Fortunately, as a congregation, there are also a number of actions and initiatives that we have recently undertaken that will align well with the bridge-building work of the interim. For example, the Racial Justice Advisory Council is working to help us evaluate our present practice with the goal of helping us establish future plans and actions for moving us towards becoming a more anti-racist congregation. Elsewhere, an amazing team of congregants has recently completed an assessment of current and future maintenance needs for our various campus properties. This assessment ultimately provides us with important information that will be crucial to our interim conversation about our future, not just in regards to what we “do” and “how we do it” but even “where we do it.” And recently Reverend Claudia has begun pushing us to look more deeply at what we value in regards to the work of Community and how we might participate in it. Heck, even the recent sharing of Teresa Honey Youngblood’s blessing on Becoming seems to practically have been written for the interim moment before us.
“What is becoming of us, beloved? We ask this again and again, with care and curiosity: what is becoming of us?
As we change–inevitably, sometimes uncomfortably–may we choose dynamism over stubbornness, transformation over safe sameness, possibility over status-quo.
May we flow instead of calcify, remembering there are paths away from mistakes, and we can always make more room for those joining the current.
May we reach toward one another and toward interdependence. May we seek and make contact and community as if our lives depend on it, which of course, they do.”
The Bridge We Build
I recently saw a picture of a bridge built over a canal in Venice.
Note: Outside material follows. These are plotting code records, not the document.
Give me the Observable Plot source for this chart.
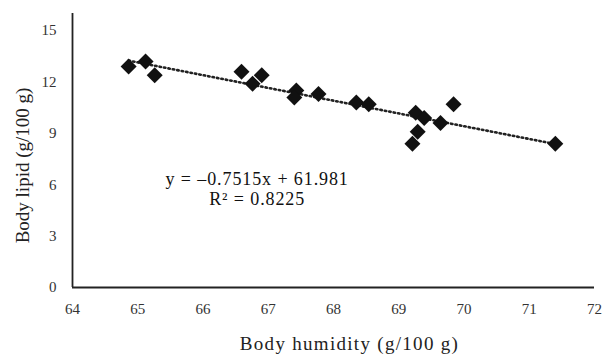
<!DOCTYPE html>
<html><head><meta charset="utf-8">
<script src="https://cdn.jsdelivr.net/npm/d3@7"></script>
<script src="https://cdn.jsdelivr.net/npm/@observablehq/plot@0.6"></script>
<style>body{margin:0;background:#fff;font-family:"Liberation Serif",serif}</style>
</head><body><div id="chart"></div>
<script>
const humidity = [64.86,65.12,65.26,66.59,66.76,66.90,67.43,67.40,67.77,68.35,68.54,69.26,69.39,69.29,69.21,69.64,69.84,71.40];
const lipid    = [12.9,13.2,12.4,12.6,11.9,12.4,11.5,11.1,11.3,10.8,10.7,10.2,9.9,9.1,8.4,9.6,10.7,8.4];
const xTicks = [64,65,66,67,68,69,70,71,72];
const yTicks = [0,3,6,9,12,15];
const eqLines = ["y = \u20130.7515x + 61.981", "R\u00b2 = 0.8225"];
const eqX = [66.83, 66.83];
const eqY = [6.3, 5.15];
const xLabel = "Body humidity (g/100 g)";
const yLabel = "Body lipid (g/100 g)";

const data = humidity.map((h,i)=>({h, l: lipid[i]}));
const eq = eqLines.map((t,i)=>({t, x: eqX[i], y: eqY[i]}));

const chart = Plot.plot({
  width: 604, height: 356,
  marginLeft: 72, marginRight: 10, marginTop: 13, marginBottom: 69,
  style: {fontFamily: "Liberation Serif", fontSize: "15px", color: "#222", background: "#fff"},
  x: {domain: [64,72]},
  y: {domain: [0,16]},
  marks: [
    Plot.axisX({ticks: xTicks, tickSize: 0, tickPadding: 16, fontSize: 15, label: null, fill: "#333"}),
    Plot.axisY({ticks: yTicks, tickSize: 0, tickPadding: 16, fontSize: 15, label: null, fill: "#333"}),
    Plot.text([xLabel], {frameAnchor: "bottom", dx: 16, dy: 62, fontSize: 19, fill: "#222", text: d => d}),
    Plot.text([yLabel], {frameAnchor: "left", textAnchor: "middle", dx: -50, dy: 15, rotate: -90, fontSize: 19, fill: "#222", text: d => d}),
    Plot.ruleY([0], {stroke: "#222", strokeWidth: 1.8}),
    Plot.ruleX([64], {stroke: "#222", strokeWidth: 1.8}),
    Plot.linearRegressionY(data, {x: "h", y: "l", ci: 0, stroke: "#222", strokeWidth: 2.6, strokeDasharray: "1.5,3"}),
    Plot.dot(data, {x: "h", y: "l", symbol: "diamond2", r: 7.2, fill: "#111", stroke: "none"}),
    Plot.text(eq, {x: "x", y: "y", text: "t", fontSize: 18, fill: "#111", textAnchor: "middle"})
  ]
});
// horizontal stretch of the reference's typesetting
d3.select(chart).selectAll("g[aria-label=text] text").each(function(){
  const t = this.textContent;
  if (t === xLabel) d3.select(this).style("letter-spacing", "1.3px");
  else if (eqLines.includes(t)) d3.select(this).style("letter-spacing", "0.9px");
});
document.getElementById("chart").appendChild(chart);
</script></body></html>
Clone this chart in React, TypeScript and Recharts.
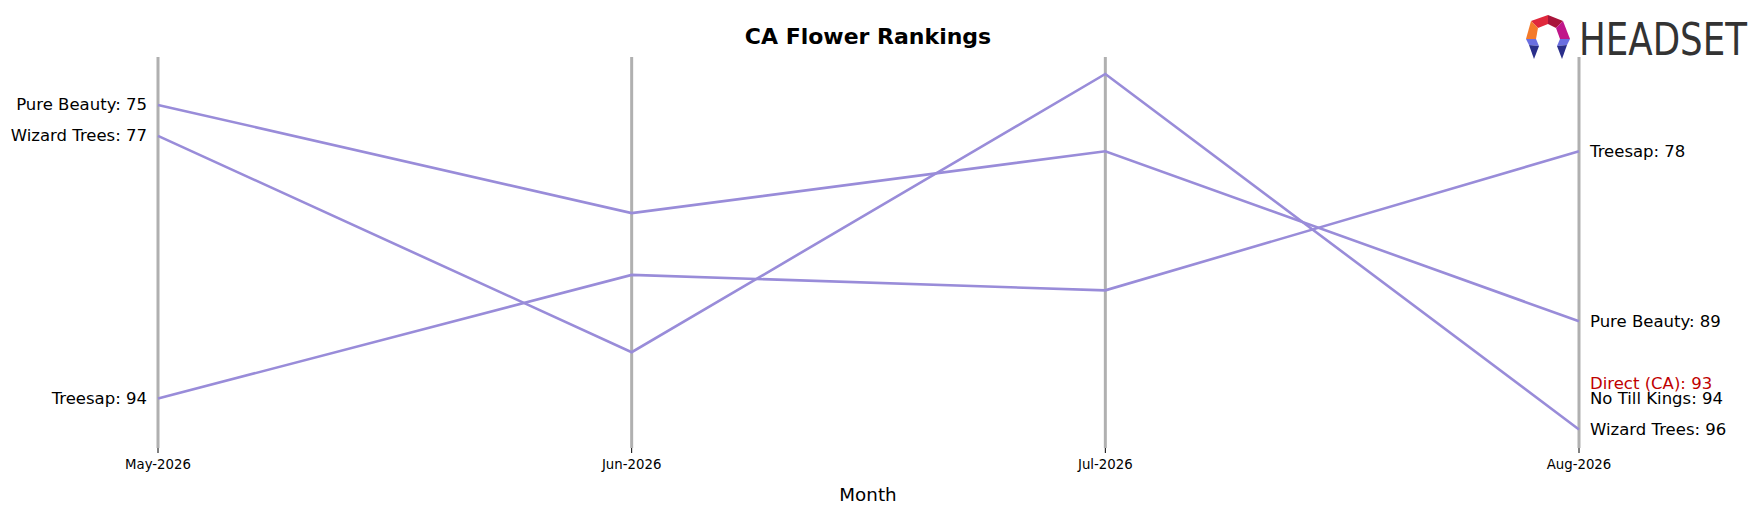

I smiled at its beauty and then of course, quickly forgot all about it. However, as I reflected on the bridge building work of the interim period before us and about Youngblood’s instruction that we reach toward one another, the image of the bridge returned to my mind. The hands reaching out and connecting two sides. Our past and our present reaching out to connect to our future. The bridge we will build will be a strong one. Just like The Judds said it would.